Thüringische Landeszeitung (Erfurt)
882 Pfeifen und eine Quarte
Predigerkloster bekommt in zwei Jahren eine neue Orgel. Vertrag wurde unterzeichnet
Erfurt. Martinshorn, Tusch und ein Weihnachtslied . . . Was hat das mit der neuen Orgel im Predigerkloster zu tun?
Der Bau dieser wurde am Donnerstag vertraglich unterzeichnet. Es ist ein wichtiger Tag für die Gemeinde, für die Stadt. Oberbürgermeister Andreas Bausewein ist erschienen, Ulrich Born, Präses der Kreissynode, sowie der Gemeindekirchenrat. Und natürlich derjenige, der die Orgel bauen wird: Claudius Winterhalter. Der Name ist vielleicht nicht geläufig, nur so viel sei verraten: Der Organist der Queen schrieb in einem Brief an ihn, dass er es liebte, auf einer seiner Orgeln zu spielen, „this wonderful instrument“.

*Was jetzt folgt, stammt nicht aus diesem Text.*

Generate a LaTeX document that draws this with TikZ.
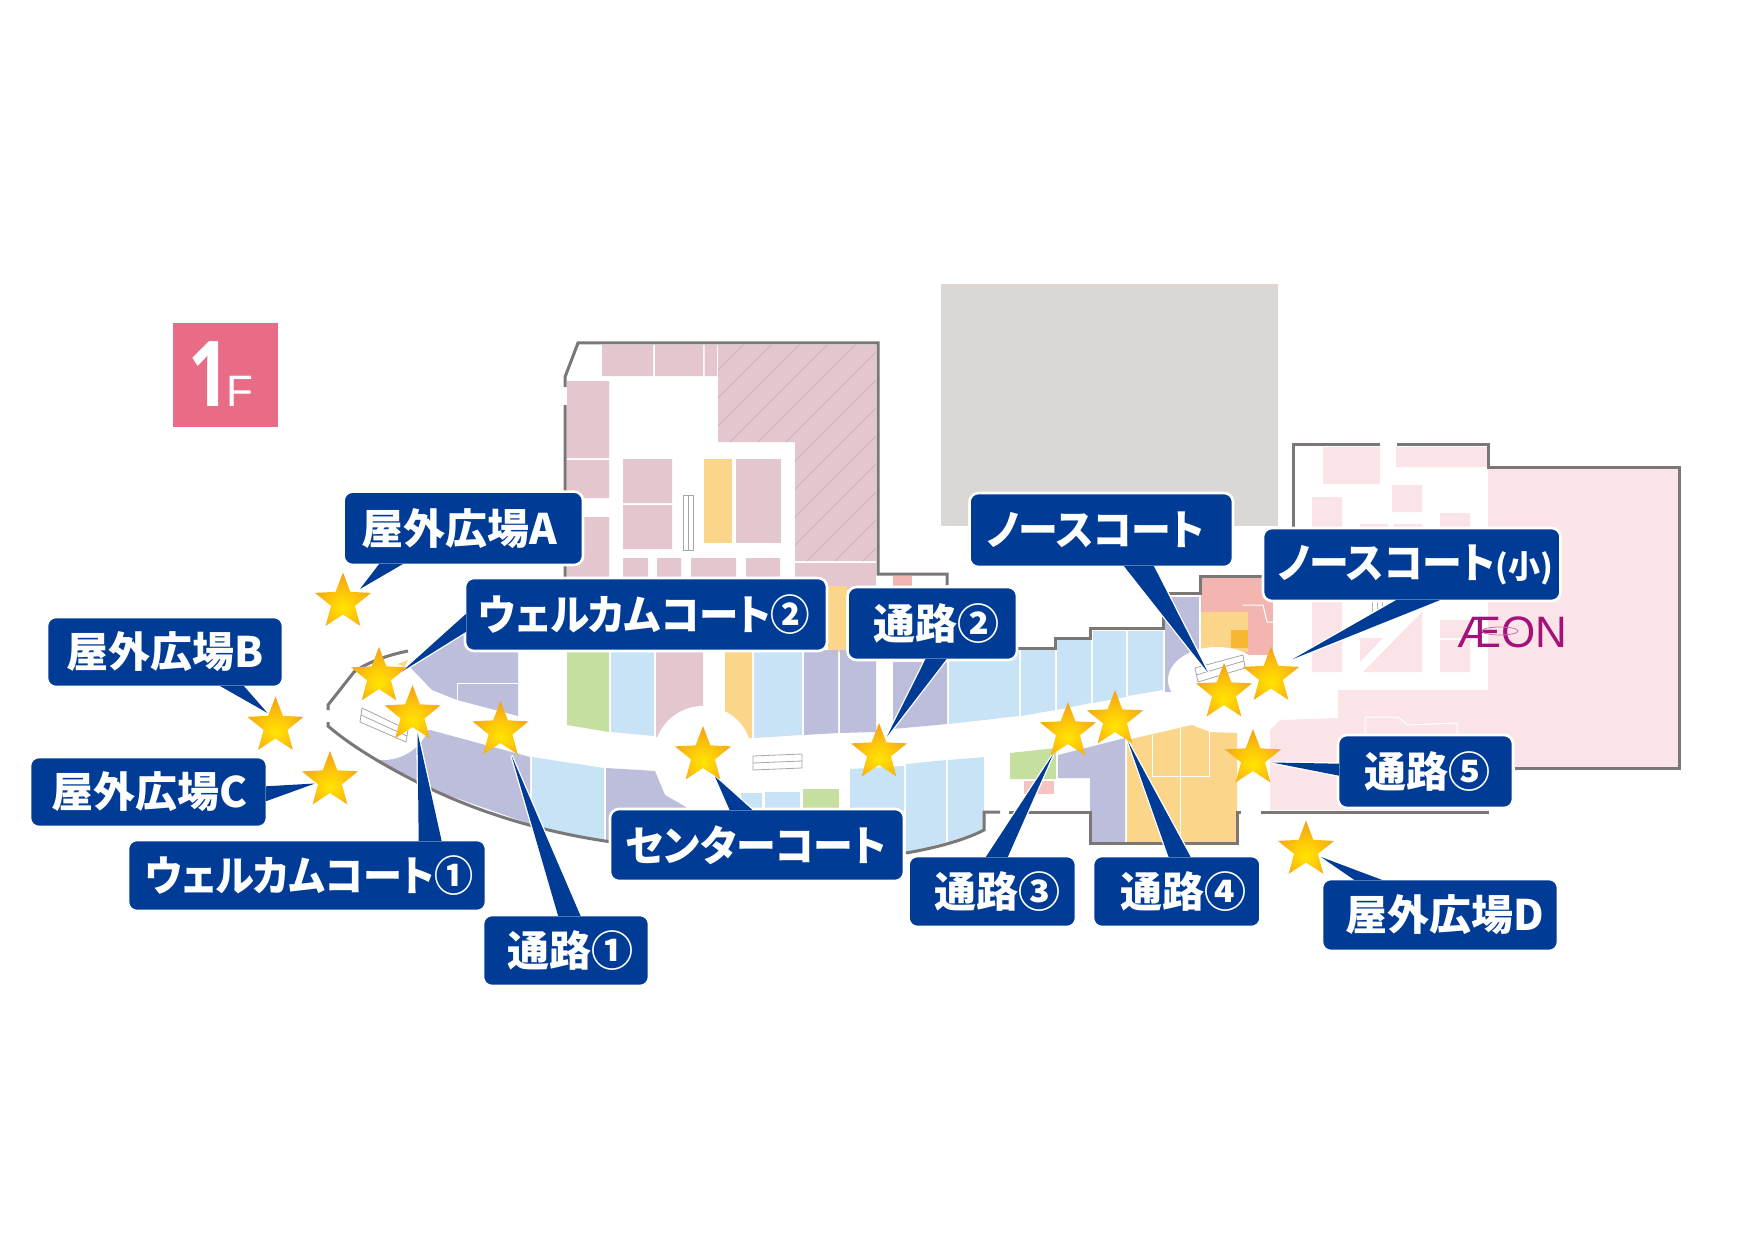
\documentclass[tikz,border=0pt]{standalone}
\usepackage{fontspec}
\usetikzlibrary{calc,shapes.geometric}
\newfontfamily\jp{Noto Sans CJK JP Black}[RawFeature=+palt]
\newfontfamily\lat{Liberation Sans}
\newfontfamily\onefont{Open Sans}
\definecolor{bubblecol}{HTML}{003B95}
\definecolor{wallcol}{HTML}{7A7776}
\definecolor{mauve}{HTML}{E3C6CE}
\definecolor{hatchcol}{HTML}{CDB0B9}
\definecolor{shopyellow}{HTML}{FBD589}
\definecolor{shopblue}{HTML}{C8E3F6}
\definecolor{shoplav}{HTML}{BCBEDC}
\definecolor{shopgreen}{HTML}{C5DF9F}
\definecolor{salmon}{HTML}{F2B5B0}
\definecolor{shoporange}{HTML}{F7B733}
\definecolor{aeonpink}{HTML}{FAE4E7}
\definecolor{floorpink}{HTML}{E96C86}
\definecolor{parkgray}{HTML}{DAD7D4}
\definecolor{aeonlogo}{HTML}{A5107B}
\pgfdeclareradialshading{starshade}{\pgfpoint{0bp}{-9bp}}{rgb(0bp)=(1,0.9,0);rgb(11bp)=(1,0.80,0.03);rgb(24bp)=(0.96,0.68,0.08);rgb(40bp)=(0.91,0.58,0.08);rgb(60bp)=(0.91,0.58,0.08)}
\pgfdeclarelayer{plan}\pgfdeclarelayer{tailout}\pgfdeclarelayer{tailfill}\pgfdeclarelayer{front}
\pgfsetlayers{plan,tailout,main,tailfill,front}
\tikzset{
  wall/.style={draw=wallcol,line width=3pt,line cap=butt,line join=miter},
  thinwhite/.style={draw=white,line width=1pt},
  esc/.style={draw=black!35,fill=white,line width=0.8pt},
  bubble/.style={rectangle,rounded corners=9pt,fill=bubblecol,draw=white,line width=2.6pt,inner sep=0pt,text=white,font=\jp\fontsize{42}{42}\selectfont},
  stardot/.style={star,star points=5,star point ratio=2.35,minimum size=59pt,inner sep=0pt,shading=starshade}
}
\newcommand{\kana}[1]{\scalebox{0.95}[1]{#1}}
\newcommand{\tr}[1]{\hspace*{#1pt}}
\newcommand{\bub}[6]{\node[bubble,minimum width={(#4-#2)*1pt},minimum height={(#5-#3)*1pt}] (#1) at ({(#2+#4)/2},{(#3+#5)/2}) {#6};}
\newcommand{\tailp}[3]{%
  \begin{pgfonlayer}{tailout}\draw[white,line width=2.6pt,line join=miter,fill=bubblecol] #1 -- #3 -- #2 -- cycle;\end{pgfonlayer}%
  \begin{pgfonlayer}{tailfill}\fill[bubblecol] #1 -- #3 -- #2 -- cycle;\end{pgfonlayer}}
\begin{document}
\begin{tikzpicture}[x=1pt,y=-1pt]
\useasboundingbox (0,0) rectangle (1754,1241);
\begin{pgfonlayer}{plan}
\fill[white] (0,0) rectangle (1754,1241);
% parking block and floor badge
\fill[parkgray] (940.5,284) rectangle (1277.5,526);
\fill[floorpink] (173,323) rectangle (278,427);
\node[anchor=base,text=white,font=\onefont\bfseries\fontsize{91}{91}\selectfont,inner sep=0pt] (floornum) at (209,406) {\scalebox{0.8}[1]{1}};
\node[anchor=base,text=white,font=\lat\fontsize{44}{44}\selectfont,inner sep=0pt] (floorf) at (240,406) {F};
% north-west block
\fill[mauve] (602,345) rectangle (653,376) (655,345) rectangle (703,376) (704.5,345) rectangle (717,376);
\fill[mauve] (718,345) -- (876,345) -- (876,561) -- (795,561) -- (795,442) -- (718,442) -- cycle;
\begin{scope}
\clip (718,345) -- (876,345) -- (876,561) -- (795,561) -- (795,442) -- (718,442) -- cycle;
\foreach \k in {-180,-152,...,220}{\draw[hatchcol,line width=0.7pt] ({640+\k},600) -- ({640+\k+270},330);}
\end{scope}
\fill[mauve] (795,563) rectangle (876,590);
\fill[mauve] (567,381) rectangle (609,458) (567,460) rectangle (609,498) (567,517) rectangle (609,580);
\fill[mauve] (623,459) rectangle (672,503) (623,505) rectangle (672,549);
\fill[shopyellow] (704,459) rectangle (732,543);
\fill[mauve] (736,459) rectangle (781,543);
\fill[mauve] (623,558) rectangle (648,580) (657,558) rectangle (681,580) (691,558) rectangle (736,580) (746,558) rectangle (780,580);
\fill[shopyellow] (828,586) rectangle (847,652);
\fill[salmon] (893,576) rectangle (912,586);
\draw[esc] (683,495) rectangle (693,550) (688,495) -- (688,550);
% row above the mall
\fill[shopgreen] (567,652) -- (609,652) -- (609,732) -- (567,725) -- cycle;
\fill[shopblue] (611,652) -- (654,652) -- (654,736) -- (611,732) -- cycle;
\fill[mauve] (656,652) -- (703,652) -- (703,740) -- (656,737) -- cycle;
\fill[shopyellow] (725,652) -- (752,652) -- (752,738) -- (725,739) -- cycle;
\fill[shopblue] (754,652) -- (802,652) -- (802,735) -- (754,738) -- cycle;
\fill[shoplav] (804,650) -- (838,650) -- (838,733) -- (804,735) -- cycle;
\fill[shoplav] (840,650) -- (876,650) -- (876,732) -- (840,733) -- cycle;
\fill[shoplav] (893,662) -- (947,662) -- (947,724) -- (893,729) -- cycle;
\fill[shopblue] (949,650) -- (1019,650) -- (1019,716) -- (949,724) -- cycle;
\fill[shopblue] (1021,650) -- (1055,650) -- (1055,710) -- (1021,716) -- cycle;
\fill[shopblue] (1057,640) -- (1091,640) -- (1091,703) -- (1057,710) -- cycle;
\fill[shopblue] (1093,631) -- (1126,631) -- (1126,697) -- (1093,703) -- cycle;
\fill[shopblue] (1128,631) -- (1163,631) -- (1163,690) -- (1128,696) -- cycle;
\fill[shoplav] (1165,597) -- (1199,597) -- (1199,692) -- (1165,692) -- cycle;
\fill[salmon] (1201,577) rectangle (1273,655);
\fill[shopyellow] (1201,612) rectangle (1248,652);
\fill[shoporange] (1231,630) rectangle (1248,648);
\draw[thinwhite] (1243,605) -- (1263,605) -- (1267,622) -- (1273,622);
% west court
\fill[shoplav] (408,665) -- (465,630) -- (518,652) -- (518,716) -- (457,700) -- (432,690) -- cycle;
\draw[thinwhite] (518,683) -- (457,683) -- (457,700);
\fill[shopyellow] (388,668) -- (408,660) -- (402,672) -- cycle;
% row below the mall
\fill[shoplav] (415,733) -- (430,730) -- (530,757) -- (530,824) -- (442,793) -- (383,763) -- (350,742) -- cycle;
\fill[shopblue] (532,757) -- (604,768) -- (604,842) -- (547,830) -- (532,825) -- cycle;
\fill[shoplav] (606,768) -- (655,771) -- (665,795) -- (686,807) -- (686,815) -- (640,850) -- (606,842) -- cycle;
\fill[shopblue] (741,793) rectangle (762,812) (765,792) rectangle (800,812);
\fill[shopgreen] (803,789) rectangle (839,812);
\fill[shopblue] (850,769) -- (904,766) -- (904,853) -- (850,858) -- cycle;
\fill[shopblue] (906,764) -- (946,760) -- (946,842) -- (906,853) -- cycle;
\fill[shopblue] (948,760) -- (984,757) -- (984,830) -- (948,842) -- cycle;
\fill[shopgreen] (1010,753) -- (1056,748) -- (1056,779) -- (1010,779) -- cycle;
\fill[salmon!80!white] (1024,781) rectangle (1054,794);
\fill[shoplav] (1058,755) -- (1125,738) -- (1125,842) -- (1090,842) -- (1090,778) -- (1058,778) -- cycle;
\fill[shopyellow] (1127,740) -- (1192,725) -- (1210,732) -- (1237,733) -- (1237,842) -- (1127,842) -- cycle;
\draw[thinwhite] (1152,735) -- (1152,776) -- (1209,776) -- (1209,732) (1180,728) -- (1180,842);
% AEON side
\fill[aeonpink] (1270,730) -- (1280,720) -- (1338,718) -- (1338,690) -- (1488,690) -- (1488,468) -- (1679,468) -- (1679,768) -- (1489,768) -- (1489,810) -- (1270,810) -- cycle;
\draw[thinwhite] (1365,717) -- (1365,740) (1365,717) -- (1398,717) -- (1408,725) -- (1457,723) -- (1457,738);
\fill[aeonpink] (1323,447) rectangle (1380,484) (1396,447) rectangle (1487,467) (1392,485) rectangle (1422,512);
\fill[aeonpink] (1312,497) rectangle (1342,672) (1360,524) rectangle (1388,600) (1394,524) rectangle (1422,600);
\fill[aeonpink] (1440,513) rectangle (1470,600) (1440,620) rectangle (1470,638) (1440,640) rectangle (1470,672);
\fill[aeonpink] (1360,638) -- (1383,638) -- (1360,662) -- cycle;
\fill[aeonpink] (1422,612) -- (1422,672) -- (1363,672) -- cycle;
\draw[black!30,line width=0.7pt] (1372,602) -- (1372,612) (1377,602) -- (1377,612) (1382,602) -- (1382,612);
% round courts
\fill[white] (383,711) circle[radius=49pt];
\fill[white] (703,755) circle[radius=49pt];
\fill[white] (1217,680) ellipse[x radius=49pt,y radius=33pt];
\draw[esc] (362,708) -- (408,730) -- (406,742) -- (360,722) -- cycle (361,715) -- (407,736);
\draw[esc] (753,756) -- (802,754) -- (802,768) -- (753,770) -- cycle (753,763) -- (802,761);
\draw[esc] (1195,668) -- (1243,655) -- (1245,668) -- (1198,682) -- cycle (1196,675) -- (1244,661);
% walls
\draw[wall] (565,577) -- (565,405) (565,387) -- (565,377) -- (578,343) -- (878,343) -- (878,574) -- (947,574) -- (947,585);
\draw[wall] (1017,648) -- (1055,648) -- (1055,638) -- (1090,638) -- (1090,628) -- (1163,628) -- (1163,593) -- (1200,593) -- (1200,576) -- (1262,576);
\draw[wall] (328,710) -- (328,705) -- (354,672) .. controls (368,662) and (388,655) .. (408,651);
\draw[wall] (328,722) -- (328,726) .. controls (350,745) and (380,763) .. (413,780) .. controls (470,810) and (540,832) .. (612,842);
\draw[wall] (906,853) .. controls (935,848) and (965,840) .. (984,830) -- (984,812) -- (1000,812);
\draw[wall] (1009,812) -- (1090,812) -- (1090,843) -- (1237,843) -- (1237,812) -- (1241,812);
\draw[wall] (1261,812) -- (1489,812);
\draw[wall] (1293,527) -- (1293,444) -- (1380,444);
\draw[wall] (1397,444) -- (1488,444) -- (1488,467) -- (1679,467) -- (1679,768) -- (1515,768);
% logo
\node[anchor=base,text=aeonlogo,font=\lat\fontsize{44}{44}\selectfont,inner sep=0pt] (aeon) at (1512,647) {ÆON};
\draw[aeonlogo!60!white,line width=0.8pt] (1500,631) ellipse[x radius=18pt,y radius=4pt];
\end{pgfonlayer}
% stars
\begin{pgfonlayer}{front}
\node[stardot] (sA) at (343,602) {};
\node[stardot] (sW2) at (379,676.5) {};
\node[stardot] (sB) at (275.5,726) {};
\node[stardot] (sC) at (330,780.5) {};
\node[stardot] (sW1) at (412.5,714.5) {};
\node[stardot] (s1) at (500.5,730.5) {};
\node[stardot] (sCC) at (703,755.5) {};
\node[stardot] (s2) at (879,752.5) {};
\node[stardot] (s3) at (1068,731.5) {};
\node[stardot] (s4) at (1115,719.5) {};
\node[stardot] (sN) at (1224,692.5) {};
\node[stardot] (sNs) at (1271,676) {};
\node[stardot] (s5) at (1253,758.5) {};
\node[stardot] (sD) at (1306,850) {};
\end{pgfonlayer}
% labels
\bub{lA}{343.6}{491.6}{583}{565}{屋外広場A\tr{7}}
\bub{lB}{47}{617}{283}{687}{屋外広場B}
\bub{lC}{30}{757}{267}{827}{\tr{2}屋外広場C}
\bub{lW1}{128}{840}{486}{911}{\tr{4}\scalebox{0.93}[1]{ウェルカムコート①}}
\bub{l1}{483}{915}{649}{986}{\tr{9}通路①}
\bub{lW2}{465}{578}{827}{651}{\scalebox{0.94}[1]{ウェルカムコート②}\tr{3}}
\bub{l2}{847.5}{587}{1017}{660}{\tr{9}通路②}
\bub{lCC}{610}{809}{904}{881}{\kana{センターコート}\tr{2}}
\bub{l3}{908.5}{856}{1076}{927}{\tr{11}通路③}
\bub{l4}{1093}{856}{1260.5}{927}{\tr{13}通路④}
\bub{lD}{1322}{879}{1558}{951}{\tr{9}屋外広場D}
\bub{l5}{1338}{735}{1513}{808}{\tr{4}通路⑤}
\bub{lN}{969.5}{493}{1233}{567}{\kana{ノースコート}\tr{11}}
\bub{lNs}{1263}{528}{1560.5}{601}{\tr{7}\kana{ノースコート}{\fontsize{32}{32}\selectfont (小)}}
% tails
\tailp{($(lA.south west)+(37,-2.5)$)}{($(lA.south west)+(61,-2.5)$)}{($(sA)+(17,-13)$)}
\tailp{($(lB.south west)+(174,-2.5)$)}{($(lB.south west)+(198,-2.5)$)}{($(sB)+(-8,-13)$)}
\tailp{($(lC.south east)+(-2.5,-42)$)}{($(lC.south east)+(-2.5,-27)$)}{($(sC)+(-15,3)$)}
\tailp{($(lW1.north west)+(292,2.5)$)}{($(lW1.north west)+(315,2.5)$)}{($(sW1)+(5,18)$)}
\tailp{($(l1.north west)+(76.5,2.5)$)}{($(l1.north west)+(99,2.5)$)}{($(s1)+(11,25)$)}
\tailp{($(lW2.north west)+(2.5,37)$)}{($(lW2.north west)+(2.5,55)$)}{($(sW2)+(23,-5)$)}
\tailp{($(l2.south west)+(79.5,-2.5)$)}{($(l2.south west)+(100.5,-2.5)$)}{($(s2)+(8,-16)$)}
\tailp{($(lCC.north west)+(121,2.5)$)}{($(lCC.north west)+(144,2.5)$)}{($(sCC)+(12,21)$)}
\tailp{($(l3.north west)+(78.5,2.5)$)}{($(l3.north west)+(100.5,2.5)$)}{($(s3)+(-15,23)$)}
\tailp{($(l4.north west)+(77,2.5)$)}{($(l4.north west)+(99,2.5)$)}{($(s4)+(13,22)$)}
\tailp{($(lN.south west)+(155.5,-2.5)$)}{($(lN.south west)+(185.5,-2.5)$)}{($(sN)+(-16,-20)$)}
\tailp{($(lNs.south west)+(135,-2.5)$)}{($(lNs.south west)+(179,-2.5)$)}{($(sNs)+(22,-17)$)}
\tailp{($(l5.north west)+(2.5,30)$)}{($(l5.north west)+(2.5,42)$)}{($(s5)+(19,4)$)}
\tailp{($(lD.north west)+(34,2.5)$)}{($(lD.north west)+(62,2.5)$)}{($(sD)+(15,7)$)}
\end{tikzpicture}
\end{document}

Doch zurück ins Predigerkloster. Im Refektorium befindet sich eine kleine Orgel von 1957. Gebaut wurde sie damals in Serie mit dem Material, das nach dem Krieg zur Verfügung stand. Den akustischen Bedingungen des Raumes konnte sie nie gerecht werden, „und unseren heutigen liturgisch-musikalischen Ansprüchen noch viel weniger“, meinen die beiden Kirchenmusiker Matthias Dreißig und Dietrich Ehrenwerth. Der Landeskirchenmusikdirektor hält nicht einfach ein Grußwort, sondern: singt. Nur ein paar Zeilen, aber es wirkt. Er habe lange überlegt, welches Lied zu diesem Tag passen würde und sich für „Bis hierher hat mich Gott gebracht durch seine große Güte“entschieden. Das Lied, erklärt er, beginne mit zwei aufsteigenden Quarten. Und zieht Vergleiche, damit es auch der Unmusikalischste im Raum versteht. Das Martinshorn sei eine Quarte, der Tusch beim Karneval und der Beginn von „Oh Tannenbaum“. „Da, wo die Quarte erklingt, wird ein kräftiger Nagel eingeschlagen“, sagt Dietrich Ehrenwerth. Etwa der Bau einer neuen Orgel.
Es war ein langer Weg bis zur Vertragsunterzeichnung. Die ersten Gespräche dazu gab es 2015 in der Gemeinde und im Gemeindekirchenrat. Und es gab Bedenken ob eines solchen „Riesenprojektes“, erinnert sich Dorothea Greim, die der eigens gegründeten Orgelrunde angehört. Im September wurden die ersten Entwürfe vorgestellt, im Herbst 2018 startete die Spendenaktion feierlich. Durch Spenden und Patenschaften konnten bisher 45.000 Euro gesammelt werden, das Ministerium, die Landeskirche, die Staatskanzlei und der Kirchenkreis unterstützen das Projekt ebenso. Insgesamt schlägt die neue Orgel mit 367.000 Euro zu Buche. „Wir freuen uns auch weiterhin über Spenden“, sagt Dorothea Greim. Und verweist auf die Pfeifenpatenschaften. Je nach Budget stehen verschiedene Größen und Arten an Pfeifen zur Auswahl, los geht es bei 25 Euro, die teuerste Patenschaft umfasst 1000 Euro.
Warum aber ist die Orgel wichtig im Refektorium? Nun, das Refektorium wird sechs Monate im Jahr als
Gottesdienstraum der Predigergemeinde genutzt. Zudem soll eine Nutzung für Konzerte zukünftig in größerem Maße möglich sein. Für die Erfurt ergibt sich eine Bereicherung des kirchenmusikalischen Angebotes in der kalten Jahreszeit.
Außerdem können mit der neuen Orgel die landeskirchliche C-Ausbildung von Nachwuchsorganisten und die Vorbereitung auf das Kirchenmusikstudium optimiert werden.
Geplant ist eine Orgel mit 882 Pfeifen, zwei Manualen, Pedal und 16 Registern. Entworfen und gebaut von Claudias Winterhalter, einem Orgelbaumeister, einem Künstler. Einer, der auf seiner Webseite von „völlig neuen und unverbrauchten Orgelgesichtern“spricht, „deren inhaltlicher und ästhetischer Wert sich auch in der Materialität und in der handwerklichen Ausführung widerspiegeln soll“. Er spielt mit Worten wie mit seinen Ideen. Eine eigens für das Refektorium kreierte Orgel wird in zwei Jahren im Predigerkloster stehen – nachdem dieser frühere Speisesaal der Mönche restauriert wurde.